**Collected data**:
○ ○ ○ ○ ○
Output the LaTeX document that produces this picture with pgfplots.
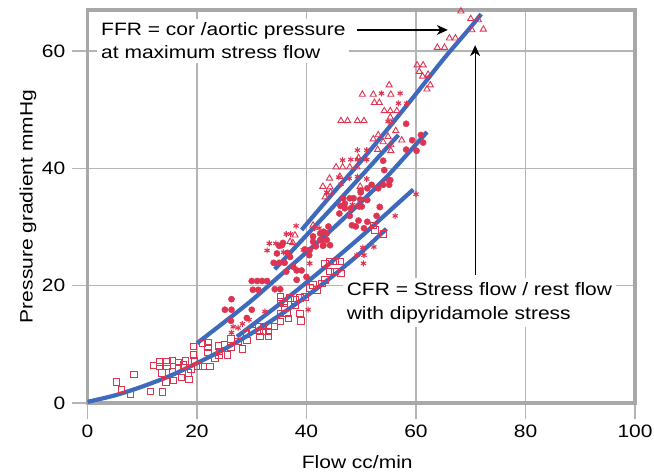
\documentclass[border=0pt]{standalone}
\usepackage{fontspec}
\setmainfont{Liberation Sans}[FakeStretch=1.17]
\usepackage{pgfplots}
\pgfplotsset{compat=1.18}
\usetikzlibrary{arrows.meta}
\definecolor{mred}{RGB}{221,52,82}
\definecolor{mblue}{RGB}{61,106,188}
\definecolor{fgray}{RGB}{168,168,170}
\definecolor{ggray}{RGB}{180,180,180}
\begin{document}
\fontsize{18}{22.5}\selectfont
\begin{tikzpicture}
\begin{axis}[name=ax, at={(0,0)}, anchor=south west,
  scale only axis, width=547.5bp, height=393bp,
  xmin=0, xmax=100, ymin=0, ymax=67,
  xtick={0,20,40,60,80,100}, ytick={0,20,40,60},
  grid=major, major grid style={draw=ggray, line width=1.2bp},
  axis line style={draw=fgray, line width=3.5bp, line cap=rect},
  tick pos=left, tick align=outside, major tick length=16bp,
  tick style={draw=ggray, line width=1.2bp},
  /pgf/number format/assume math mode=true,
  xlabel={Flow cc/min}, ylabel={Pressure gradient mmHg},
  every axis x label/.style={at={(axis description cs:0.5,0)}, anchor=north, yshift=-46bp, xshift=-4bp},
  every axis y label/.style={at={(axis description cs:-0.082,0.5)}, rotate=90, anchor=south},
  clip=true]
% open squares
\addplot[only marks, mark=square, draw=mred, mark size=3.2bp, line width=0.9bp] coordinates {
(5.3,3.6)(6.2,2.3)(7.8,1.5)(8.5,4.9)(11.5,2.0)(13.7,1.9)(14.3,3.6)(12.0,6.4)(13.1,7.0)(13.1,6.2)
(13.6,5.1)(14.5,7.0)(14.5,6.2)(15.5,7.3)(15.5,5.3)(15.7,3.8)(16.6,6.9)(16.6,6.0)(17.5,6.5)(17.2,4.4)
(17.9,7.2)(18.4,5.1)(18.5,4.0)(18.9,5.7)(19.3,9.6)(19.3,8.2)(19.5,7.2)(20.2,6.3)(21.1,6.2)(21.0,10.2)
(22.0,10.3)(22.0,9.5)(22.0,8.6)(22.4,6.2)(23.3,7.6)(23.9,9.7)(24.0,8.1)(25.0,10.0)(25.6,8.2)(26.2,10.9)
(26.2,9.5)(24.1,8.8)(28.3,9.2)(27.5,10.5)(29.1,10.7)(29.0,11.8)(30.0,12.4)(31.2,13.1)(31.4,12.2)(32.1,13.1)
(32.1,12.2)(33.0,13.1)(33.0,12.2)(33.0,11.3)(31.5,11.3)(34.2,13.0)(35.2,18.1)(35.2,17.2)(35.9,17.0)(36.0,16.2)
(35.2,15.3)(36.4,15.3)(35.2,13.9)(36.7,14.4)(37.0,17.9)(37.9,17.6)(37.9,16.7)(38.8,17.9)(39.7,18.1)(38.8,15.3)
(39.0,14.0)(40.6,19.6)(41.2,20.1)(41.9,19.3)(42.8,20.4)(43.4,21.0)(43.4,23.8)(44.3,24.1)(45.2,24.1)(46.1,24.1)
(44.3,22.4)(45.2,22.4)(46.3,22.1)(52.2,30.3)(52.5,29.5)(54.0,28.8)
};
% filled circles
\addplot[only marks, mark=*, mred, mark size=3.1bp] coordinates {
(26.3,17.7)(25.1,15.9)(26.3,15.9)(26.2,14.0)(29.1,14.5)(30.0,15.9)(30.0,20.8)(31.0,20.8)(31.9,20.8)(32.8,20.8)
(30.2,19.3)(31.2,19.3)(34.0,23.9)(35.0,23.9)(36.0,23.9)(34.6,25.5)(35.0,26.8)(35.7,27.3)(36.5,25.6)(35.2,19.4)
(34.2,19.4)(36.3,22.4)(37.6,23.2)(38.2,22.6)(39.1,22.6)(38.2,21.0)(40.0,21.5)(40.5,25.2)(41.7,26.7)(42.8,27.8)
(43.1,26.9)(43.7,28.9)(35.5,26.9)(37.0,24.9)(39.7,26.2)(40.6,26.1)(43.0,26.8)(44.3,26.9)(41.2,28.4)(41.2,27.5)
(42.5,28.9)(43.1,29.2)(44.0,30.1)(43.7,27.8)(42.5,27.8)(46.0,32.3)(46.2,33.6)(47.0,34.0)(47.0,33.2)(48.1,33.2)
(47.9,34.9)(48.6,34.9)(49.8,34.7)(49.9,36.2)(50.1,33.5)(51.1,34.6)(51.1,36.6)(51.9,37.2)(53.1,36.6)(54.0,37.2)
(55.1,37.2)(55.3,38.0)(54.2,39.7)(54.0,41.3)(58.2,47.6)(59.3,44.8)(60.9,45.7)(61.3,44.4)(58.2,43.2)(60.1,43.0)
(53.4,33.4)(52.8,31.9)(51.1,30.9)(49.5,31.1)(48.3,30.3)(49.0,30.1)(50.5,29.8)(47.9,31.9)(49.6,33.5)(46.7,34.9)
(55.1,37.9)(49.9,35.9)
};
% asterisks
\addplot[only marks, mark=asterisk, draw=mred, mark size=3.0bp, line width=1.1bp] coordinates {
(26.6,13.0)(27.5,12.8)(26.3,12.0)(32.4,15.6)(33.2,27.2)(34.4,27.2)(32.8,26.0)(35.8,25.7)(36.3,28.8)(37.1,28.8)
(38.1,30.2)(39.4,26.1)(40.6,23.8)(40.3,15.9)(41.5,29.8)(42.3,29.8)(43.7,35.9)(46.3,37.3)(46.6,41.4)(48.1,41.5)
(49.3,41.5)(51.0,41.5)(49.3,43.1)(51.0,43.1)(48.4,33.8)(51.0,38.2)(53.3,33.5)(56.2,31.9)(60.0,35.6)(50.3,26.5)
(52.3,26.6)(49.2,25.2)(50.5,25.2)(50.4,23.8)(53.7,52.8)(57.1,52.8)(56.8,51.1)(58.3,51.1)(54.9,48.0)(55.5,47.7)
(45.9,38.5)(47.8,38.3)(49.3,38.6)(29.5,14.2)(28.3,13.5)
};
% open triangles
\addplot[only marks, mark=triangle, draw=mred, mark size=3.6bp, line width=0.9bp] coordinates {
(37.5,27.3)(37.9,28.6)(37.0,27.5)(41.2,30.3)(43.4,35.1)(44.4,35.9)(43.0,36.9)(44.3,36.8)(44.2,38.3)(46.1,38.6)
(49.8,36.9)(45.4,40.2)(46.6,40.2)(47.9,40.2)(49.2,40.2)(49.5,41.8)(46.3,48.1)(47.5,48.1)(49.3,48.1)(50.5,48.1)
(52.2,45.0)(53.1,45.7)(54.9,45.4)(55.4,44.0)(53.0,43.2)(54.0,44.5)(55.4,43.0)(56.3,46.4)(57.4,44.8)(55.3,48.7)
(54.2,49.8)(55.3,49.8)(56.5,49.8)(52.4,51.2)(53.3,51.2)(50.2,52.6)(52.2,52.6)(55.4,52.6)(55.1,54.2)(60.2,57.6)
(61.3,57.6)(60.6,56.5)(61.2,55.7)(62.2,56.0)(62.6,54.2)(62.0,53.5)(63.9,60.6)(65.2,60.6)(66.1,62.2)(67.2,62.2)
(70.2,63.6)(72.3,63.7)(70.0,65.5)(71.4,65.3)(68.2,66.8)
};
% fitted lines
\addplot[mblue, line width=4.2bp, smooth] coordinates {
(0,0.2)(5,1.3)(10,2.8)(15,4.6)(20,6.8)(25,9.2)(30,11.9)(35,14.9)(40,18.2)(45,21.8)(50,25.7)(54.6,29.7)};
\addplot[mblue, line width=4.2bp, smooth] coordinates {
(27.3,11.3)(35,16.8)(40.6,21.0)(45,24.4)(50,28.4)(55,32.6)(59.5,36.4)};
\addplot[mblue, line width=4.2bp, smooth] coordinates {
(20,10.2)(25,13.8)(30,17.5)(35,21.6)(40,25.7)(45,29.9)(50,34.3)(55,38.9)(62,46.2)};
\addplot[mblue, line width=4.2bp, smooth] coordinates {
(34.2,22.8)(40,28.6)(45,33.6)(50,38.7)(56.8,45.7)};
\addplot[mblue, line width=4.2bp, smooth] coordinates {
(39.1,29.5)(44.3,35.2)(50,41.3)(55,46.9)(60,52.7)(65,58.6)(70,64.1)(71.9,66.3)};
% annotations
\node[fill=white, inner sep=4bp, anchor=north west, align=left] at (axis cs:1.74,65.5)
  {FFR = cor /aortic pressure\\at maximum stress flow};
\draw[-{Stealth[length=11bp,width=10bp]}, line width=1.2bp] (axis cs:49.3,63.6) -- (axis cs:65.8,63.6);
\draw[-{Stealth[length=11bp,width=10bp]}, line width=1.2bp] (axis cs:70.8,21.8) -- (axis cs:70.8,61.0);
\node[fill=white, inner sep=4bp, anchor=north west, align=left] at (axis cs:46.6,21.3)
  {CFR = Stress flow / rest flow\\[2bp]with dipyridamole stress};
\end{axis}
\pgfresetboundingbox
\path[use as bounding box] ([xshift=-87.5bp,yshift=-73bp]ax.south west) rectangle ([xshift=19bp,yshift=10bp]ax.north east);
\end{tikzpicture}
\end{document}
○ ○ ○ ○ ○
**What the exercise asks**: Track down every line of the material containing the string "with", and copy it.

**Exercise output**:
Output the LaTeX document that produces this picture with pgfplots.
  {CFR = Stress flow / rest flow\\[2bp]with dipyridamole stress};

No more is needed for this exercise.